Кредит играет важную роль в экономическом росте. Способность заимствовать существенно повышает прибыльность инвестиций. Ожидаемая норма прибыли обычно выше, чем безрисковые процентные ставки, – иначе инвестиций и не делали бы – поэтому заимствования сулят положительную норму прибыли. Чем выше доля заемных средств в данной инвестиции, тем она привлекательнее, при условии, что стоимость заемных средств остается неизменной. Поэтому стоимость и доступность кредита становятся важными факторами, воздействующими на экономическую активность; более того, возможно, это – самые существенные факторы, определяющие асимметрию цикла подъем – спад. Могут сыграть роль и другие факторы, но именно из-за сжатия кредита спад становится значительно более резким, чем предшествовавший ему бум. Когда дело доходит до вынужденной ликвидации долгов, то залог продается по заниженной цене, а это дает толчок самоускоряющемуся процессу, который значительно короче, чем фаза подъема. Сказанное справедливо, независимо от того, предоставлен ли кредит банками или ссуды получены на финансовых рынках – под залог ценных бумаг или физических активов.

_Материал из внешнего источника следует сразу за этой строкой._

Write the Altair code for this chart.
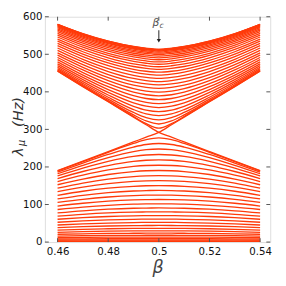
import altair as alt
import pandas as pd

# beta sample points (left half; the spectrum is symmetric about beta_c = 0.5)
beta_left = [0.46, 0.47, 0.48, 0.49, 0.495, 0.5]
beta_right = [0.505, 0.51, 0.52, 0.53, 0.54]

# upper band eigenvalues (Hz), sorted, at each beta of beta_left
upper_046 = [455.4, 456.8, 458.9, 461.9, 465.5, 469.8, 474.7, 480.0, 485.6, 491.6, 497.8, 504.0, 510.4, 516.7, 522.9, 529.0, 534.9, 540.6, 546.0, 551.1, 555.9, 560.3, 564.3, 567.9, 571.1, 573.8, 576.0, 577.7, 579.0, 579.7, 580.0]
upper_047 = [414.6, 416.3, 419.0, 422.7, 427.3, 432.5, 438.4, 444.7, 451.4, 458.3, 465.4, 472.6, 479.7, 486.7, 493.6, 500.3, 506.8, 513.0, 518.8, 524.3, 529.5, 534.2, 538.4, 542.3, 545.6, 548.4, 550.8, 552.6, 554.0, 554.7, 555.0]
upper_048 = [374.3, 376.7, 380.6, 385.6, 391.7, 398.5, 405.9, 413.7, 421.7, 429.8, 438.0, 446.1, 454.1, 462.0, 469.6, 476.9, 483.9, 490.6, 496.9, 502.7, 508.2, 513.2, 517.7, 521.7, 525.2, 528.2, 530.7, 532.6, 534.0, 534.8, 535.1]
upper_049 = [334.3, 338.7, 345.1, 352.9, 361.6, 370.7, 380.1, 389.7, 399.1, 408.5, 417.8, 426.8, 435.6, 444.1, 452.3, 460.1, 467.5, 474.5, 481.1, 487.2, 492.9, 498.1, 502.8, 506.9, 510.5, 513.6, 516.1, 518.1, 519.5, 520.4, 520.7]
upper_0495 = [315.3, 322.4, 331.4, 341.3, 351.5, 361.8, 372.1, 382.3, 392.3, 402.1, 411.7, 421.0, 430.0, 438.7, 447.0, 454.9, 462.4, 469.5, 476.2, 482.3, 488.0, 493.2, 497.9, 502.1, 505.7, 508.8, 511.4, 513.4, 514.8, 515.6, 515.9]
upper_050 = [303.2, 314.4, 325.5, 336.5, 347.5, 358.2, 368.8, 379.2, 389.4, 399.3, 409.0, 418.4, 427.4, 436.1, 444.4, 452.3, 459.8, 466.9, 473.5, 479.7, 485.4, 490.6, 495.3, 499.4, 503.0, 506.1, 508.7, 510.7, 512.1, 512.9, 513.2]

# lower band eigenvalues (Hz)
lower_046 = [189.1, 186.3, 181.9, 176.1, 169.1, 161.2, 152.6, 143.5, 134.1, 124.6, 114.9, 105.4, 95.9, 86.7, 77.7, 69.0, 60.7, 52.8, 45.4, 38.4, 32.0, 26.0, 20.7, 15.9, 11.7, 8.2, 5.3, 3.0, 1.3, 0.3, 0.0]
lower_047 = [214.2, 210.4, 204.4, 196.8, 187.9, 178.1, 167.8, 157.1, 146.2, 135.3, 124.4, 113.8, 103.3, 93.1, 83.3, 73.9, 64.9, 56.4, 48.4, 40.9, 34.0, 27.7, 22.0, 16.9, 12.5, 8.7, 5.6, 3.1, 1.4, 0.4, 0.0]
lower_048 = [239.0, 233.3, 225.0, 214.9, 203.7, 192.0, 179.9, 167.7, 155.5, 143.4, 131.6, 120.0, 108.8, 97.9, 87.5, 77.5, 68.0, 59.0, 50.6, 42.8, 35.5, 28.9, 22.9, 17.6, 13.0, 9.0, 5.8, 3.3, 1.5, 0.4, 0.0]
lower_049 = [262.6, 253.0, 241.1, 228.1, 214.7, 201.3, 187.8, 174.5, 161.4, 148.5, 136.0, 123.9, 112.1, 100.8, 90.0, 79.6, 69.8, 60.6, 51.9, 43.8, 36.4, 29.6, 23.4, 18.0, 13.3, 9.2, 5.9, 3.3, 1.5, 0.4, 0.0]
lower_0495 = [272.5, 259.8, 246.0, 231.9, 217.8, 203.8, 189.9, 176.2, 162.9, 149.9, 137.2, 124.9, 113.0, 101.6, 90.6, 80.2, 70.3, 61.0, 52.3, 44.1, 36.7, 29.8, 23.6, 18.1, 13.4, 9.3, 6.0, 3.4, 1.5, 0.4, 0.0]
lower_050 = [277.2, 262.4, 247.8, 233.2, 218.8, 204.6, 190.6, 176.8, 163.4, 150.3, 137.5, 125.2, 113.3, 101.8, 90.8, 80.4, 70.4, 61.1, 52.4, 44.2, 36.7, 29.8, 23.7, 18.2, 13.4, 9.3, 6.0, 3.4, 1.5, 0.4, 0.0]

# the two crossing branches forming the X at beta_c
cross_beta = [0.46, 0.47, 0.48, 0.49, 0.495, 0.5, 0.505, 0.51, 0.52, 0.53, 0.54]
cross_down = [455.0, 414.0, 373.5, 332.8, 312.4, 292.0, 279.3, 266.5, 241.0, 215.5, 190.0]
cross_up = [190.0, 215.5, 241.0, 266.5, 279.3, 292.0, 312.4, 332.8, 373.5, 414.0, 455.0]

x_ticks = [0.46, 0.48, 0.5, 0.52, 0.54]
y_ticks = [0, 100, 200, 300, 400, 500, 600]

rows = []
for band, cols in (("u", [upper_046, upper_047, upper_048, upper_049, upper_0495, upper_050]),
                   ("l", [lower_046, lower_047, lower_048, lower_049, lower_0495, lower_050])):
    mirrored = list(reversed(cols[:-1]))
    for j in range(len(cols[0])):
        cid = f"{band}{j}"
        for b, col in zip(beta_left, cols):
            rows.append({"beta": b, "lam": col[j], "curve": cid})
        for b, col in zip(beta_right, mirrored):
            rows.append({"beta": b, "lam": col[j], "curve": cid})
for name, vals in (("xd", cross_down), ("xu", cross_up)):
    for b, v in zip(cross_beta, vals):
        rows.append({"beta": b, "lam": v, "curve": name})
df = pd.DataFrame(rows)

W, H = 232, 232
xscale = alt.Scale(domain=[0.455, 0.544], nice=False, zero=False)
yscale = alt.Scale(domain=[0, 600], nice=False)

x_axis = alt.Axis(values=x_ticks, format="~g", ticks=False, domain=False, grid=False,
                  labelOverlap=False, labelFlush=False,
                  labelFont="DejaVu Sans", labelFontSize=10.5, labelColor="#111", labelPadding=5,
                  title="β", titleFont="DejaVu Sans", titleFontSize=18, titleFontStyle="italic",
                  titleFontWeight="normal", titleColor="#444", titlePadding=2)
y_axis = alt.Axis(values=y_ticks, ticks=False, domain=False, grid=False,
                  labelOverlap=False, labelFlush=False,
                  labelFont="DejaVu Sans", labelFontSize=10.5, labelColor="#111", labelPadding=3,
                  title=None)


def X(field):
    return alt.X(field, type="quantitative", scale=xscale, axis=x_axis)


def Y(field):
    return alt.Y(field, type="quantitative", scale=yscale, axis=y_axis)


lines = alt.Chart(df).mark_line(color="#ff3a0a", strokeWidth=1.35, interpolate="monotone", clip=True).encode(
    x=X("beta"), y=Y("lam"), detail="curve:N",
)

ydf = pd.DataFrame({"v": y_ticks})
xdf = pd.DataFrame({"b": x_ticks})
tick_col = "#555"
lt = alt.Chart(ydf).mark_rule(color=tick_col).encode(y=Y("v"), x=alt.value(0), x2=alt.value(4))
rt = alt.Chart(ydf).mark_rule(color=tick_col).encode(y=Y("v"), x=alt.value(W - 4), x2=alt.value(W))
bt = alt.Chart(xdf).mark_rule(color=tick_col).encode(x=X("b"), y=alt.value(H), y2=alt.value(H - 4))
tt = alt.Chart(xdf).mark_rule(color=tick_col).encode(x=X("b"), y=alt.value(0), y2=alt.value(4))

# beta_c annotation
ann_beta = [0.5]
arrow_top = [564]
arrow_tip = [536]
label_y = [582]
adf = pd.DataFrame({"b": ann_beta, "y1": arrow_top, "y2": arrow_tip, "ly": label_y})
arrow = alt.Chart(adf).mark_rule(color="#222", strokeWidth=1).encode(x=X("b"), y=Y("y1"), y2="y2:Q")
head = alt.Chart(adf).mark_point(shape="triangle-down", filled=True, color="#222", size=18, opacity=1).encode(
    x=X("b"), y=Y("y2"))
lab_b = alt.Chart(adf).mark_text(text="β", font="DejaVu Sans", fontStyle="italic", fontSize=11,
                                 color="#555", dx=-3, baseline="middle").encode(x=X("b"), y=Y("ly"))
lab_c = alt.Chart(adf).mark_text(text="c", font="DejaVu Sans", fontStyle="italic", fontSize=8,
                                 color="#555", dx=3, dy=3, baseline="middle").encode(x=X("b"), y=Y("ly"))

# y axis title: λ_μ (Hz)
tdf = pd.DataFrame({"k": [0]})
t_lam = alt.Chart(tdf).mark_text(text="λ", font="DejaVu Sans", fontStyle="italic", fontSize=15, angle=270,
                                 color="#333", baseline="middle", align="center").encode(
    x=alt.value(-28), y=alt.value(139))
t_mu = alt.Chart(tdf).mark_text(text="μ", font="DejaVu Sans", fontStyle="italic", fontSize=10, angle=270,
                                color="#333", baseline="middle", align="center").encode(
    x=alt.value(-24), y=alt.value(130))
t_hz = alt.Chart(tdf).mark_text(text="(Hz)", font="DejaVu Sans", fontStyle="italic", fontSize=15, angle=270,
                                color="#333", baseline="middle", align="center").encode(
    x=alt.value(-28), y=alt.value(98))

chart = alt.layer(lines, lt, rt, bt, tt, arrow, head, lab_b, lab_c, t_lam, t_mu, t_hz).properties(
    width=W, height=H,
    autosize=alt.AutoSizeParams(type="none"),
    padding={"left": 38, "top": 5, "right": 8, "bottom": 33},
).configure_view(stroke="#555", strokeWidth=1).configure(background="white")

chart.save("out.html", embed_options={"renderer": "svg", "actions": False})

Ситуация на международном рынке кредитов нестабильна, поскольку здесь нет такого жесткого регулирования кредитной политики, как на отечественных рынках кредитных операций, – особенно в экономически развитых странах. С начала зарождения капитализма периодически происходили финансовые кризисы, нередко – с опустошительными последствиями. Чтобы предупредить их повторение, банки и финансовые рынки были подвергнуты регулированию, но меры регулирования обычно ориентировались на последний, а не на будущий кризис, так что каждый новый кризис формирует новые меры регулирования. Таким образом, центральные банки, органы надзора за банками и финансовыми рынками приобрели свою нынешнюю крайне сложную форму.
Их развитие было не простым. Крах 1929 г. и последующий сбой в банковской системе США обусловили введение весьма жестких мер регулирования применительно как к фондовому рынку, так и к банкам. После окончания второй мировой войны начался процесс послаблений, сначала развитие шло достаточно медленно, но постепенно процесс набирал скорость. Разделение деятельности банков и других финансовых институтов, введенное согласно закону Гласса – Стиголла, еще не было упразднено, однако и банки, и финансовые рынки стали постепенно регулироваться менее жестко.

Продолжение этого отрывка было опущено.